All of which underlines the important role personality types play in encouraging innovation in our organisations. A recent study makes the combustible claim that women are actually better at doing this than men.
The researchers analysed eight distinct managerial behaviours that they believe promote and support innovation at work. With those eight behaviours identified, they then looked at whether competence in each area corresponded with innovation excellence in that manager’s team. With over 1,300 people from 19 countries included in the research, it’s a comprehensive exploration of what is required to support innovation.
The eight behaviours they were hunting for in managers were:
- Willingness to challenge their team, by giving them difficult problems to solve, ambitious goals to attain, but also the support required to help in doing so.
- The managers encourage and support their employees in broadening their skills and knowledge, often in areas significantly outside of their comfort zones.
- They encourage and facilitate the capture of ideas and insights by providing them with the tools and support to do so.

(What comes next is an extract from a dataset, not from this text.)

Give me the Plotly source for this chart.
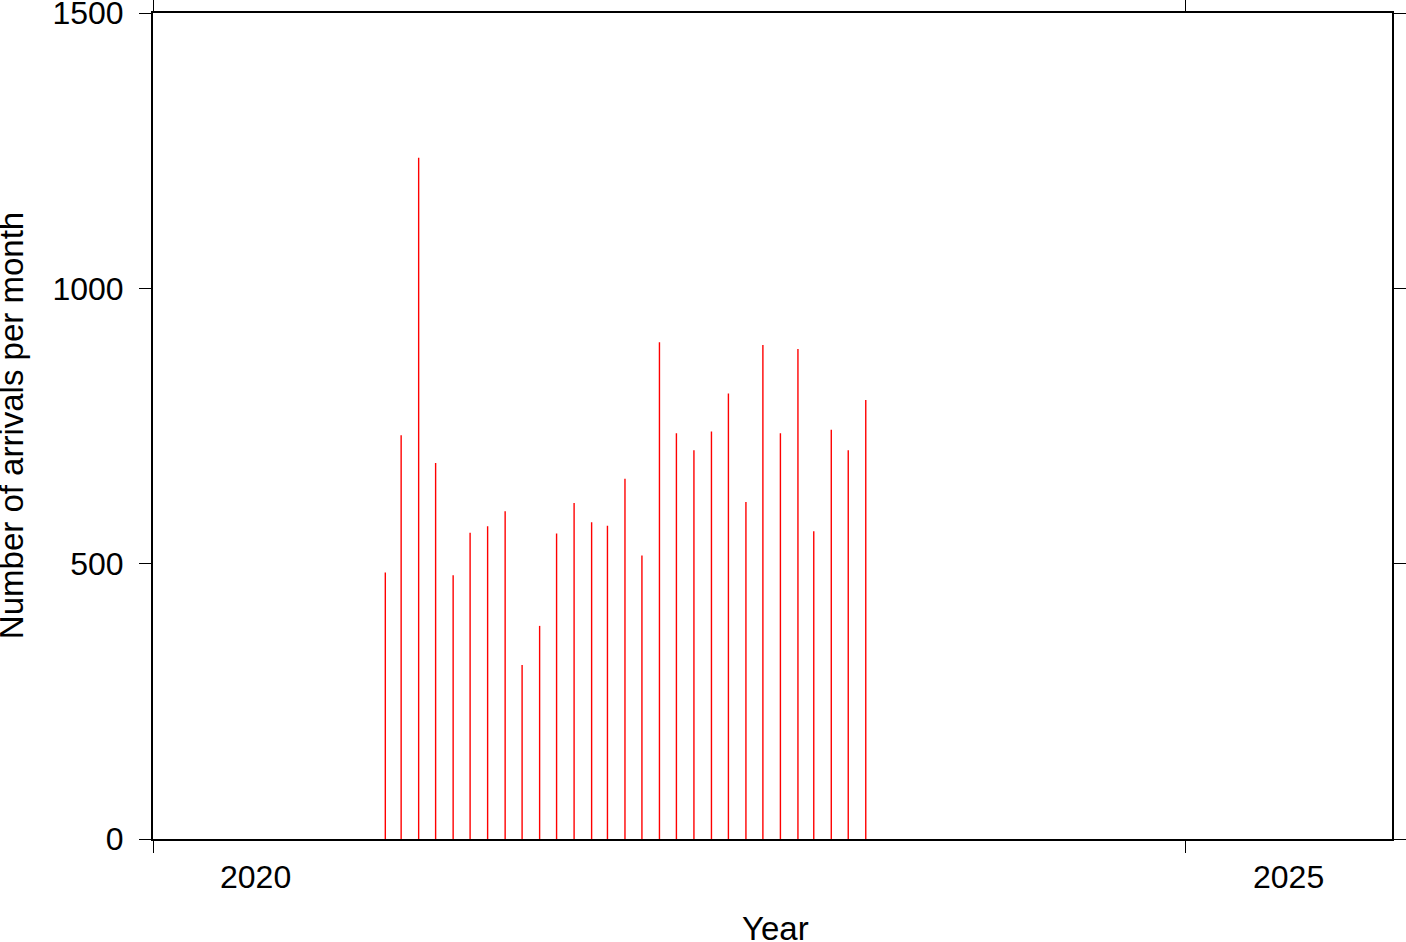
import plotly.graph_objects as go

# Monthly arrivals (mid-month dates)
months = [
    "2021-02-15", "2021-03-15", "2021-04-15", "2021-05-15", "2021-06-15", "2021-07-15",
    "2021-08-15", "2021-09-15", "2021-10-15", "2021-11-15", "2021-12-15", "2022-01-15",
    "2022-02-15", "2022-03-15", "2022-04-15", "2022-05-15", "2022-06-15", "2022-07-15",
    "2022-08-15", "2022-09-15", "2022-10-15", "2022-11-15", "2022-12-15", "2023-01-15",
    "2023-02-15", "2023-03-15", "2023-04-15", "2023-05-15", "2023-06-15",
]
arrivals = [
    484, 733, 1237, 683, 479, 556, 568, 595, 316, 387, 555, 610,
    575, 569, 654, 515, 902, 737, 706, 740, 809, 612, 897, 737,
    890, 559, 743, 706, 797,
]
x_tick_dates = ["2020-01-01", "2025-01-01"]
x_label_dates = ["2020-07-01", "2025-07-01"]
x_labels = ["2020", "2025"]
y_ticks = [0, 500, 1000, 1500]

FONT = "Liberation Sans, Arial, Helvetica, sans-serif"

xs, ys = [], []
for d, v in zip(months, arrivals):
    xs += [d, d, None]
    ys += [0, v, None]

fig = go.Figure()
fig.add_trace(go.Scatter(x=xs, y=ys, mode="lines",
                         line=dict(color="#ff0000", width=1.4),
                         showlegend=False, hoverinfo="skip"))

fig.update_layout(
    width=1406, height=942,
    margin=dict(l=153, r=14, t=13, b=103, autoexpand=False),
    paper_bgcolor="white", plot_bgcolor="white",
    font=dict(family=FONT, size=32, color="black"),
    showlegend=False,
)
fig.update_xaxes(
    type="date", range=["2020-01-01", "2026-01-01"],
    tickvals=x_tick_dates, showticklabels=False,
    ticks="outside", ticklen=12, tickwidth=1, tickcolor="black",
    showline=True, linewidth=2, linecolor="black", mirror="ticks",
    showgrid=False, zeroline=False, automargin=False,
)
fig.update_yaxes(
    range=[0, 1500], tickvals=y_ticks,
    ticks="outside", ticklen=12, tickwidth=1, tickcolor="black",
    showline=True, linewidth=2, linecolor="black", mirror="ticks",
    showgrid=False, zeroline=False, automargin=False,
    tickfont=dict(family=FONT, size=32, color="black"),
    ticklabelstandoff=9, ticklabeloverflow="allow",
)

for d, t in zip(x_label_dates, x_labels):
    fig.add_annotation(x=d, y=-0.046, xref="x", yref="paper", text=t,
                       showarrow=False, xanchor="center", yanchor="middle",
                       font=dict(family=FONT, size=32, color="black"))

fig.add_annotation(x=0.5028, y=-0.108, xref="paper", yref="paper", text="Year",
                   showarrow=False, xanchor="center", yanchor="middle",
                   font=dict(family=FONT, size=33, color="black"))
fig.add_annotation(x=-0.1145, y=0.5, xref="paper", yref="paper",
                   text="Number of arrivals per month", textangle=-90,
                   showarrow=False, xanchor="center", yanchor="middle",
                   font=dict(family=FONT, size=33, color="black"))

fig.write_html("out.html",
               config={"displayModeBar": False},
               post_script="document.body.style.margin='0';document.body.style.overflow='hidden';")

- They assemble diverse teams and utilise brainstorming and other techniques to ensure that their collective intelligence is maximised.
- They ensure that their own behaviours mirror that which they are expecting to see from their team (i.e. they walk the walk).
- They provide all the resources required to ensure creative functioning.
- They ensure the physical and social workplace is such that employees are kept alert and on their toes.
- They provide plentiful positive feedback and recognition to those employees that deliver and contribute new ideas.
It transpired that most managers are pretty bad at actually doing many of these things, with many lacking skills in at least 6 of those 8 areas. The one glimmer of hope was in the delivery of feedback and support for development, in which managers performed most successfully on average. Interestingly however, those areas were also where managers believed they had little impact on the innovative capabilities of their staff. Alas, it also emerged that the areas managers believed were hugely effective, were also areas they scored badly in.
Interestingly however, the managers that scored highest were usually women. The study found that women bosses were out performing their male peers in all eight of the characteristics identified above. Every, single, one. Why was this?
The researchers believe that the incredible performance by the female managers was because the characteristics that epitomised innovation were often more evident in women than men. They went on to suggest that women were also better at seeing the wider picture, and understood that innovation is part of an organisation wide effort to improve.
The research concludes by suggesting that training for managers on innovation is crucial to its success. They revealed that when managers were trained on innovative behaviours, they almost all scored higher on subsequent analysis, even if the training didn’t touch specifically on the eight behaviours highlighted above.
How well does your boss score on these characteristics?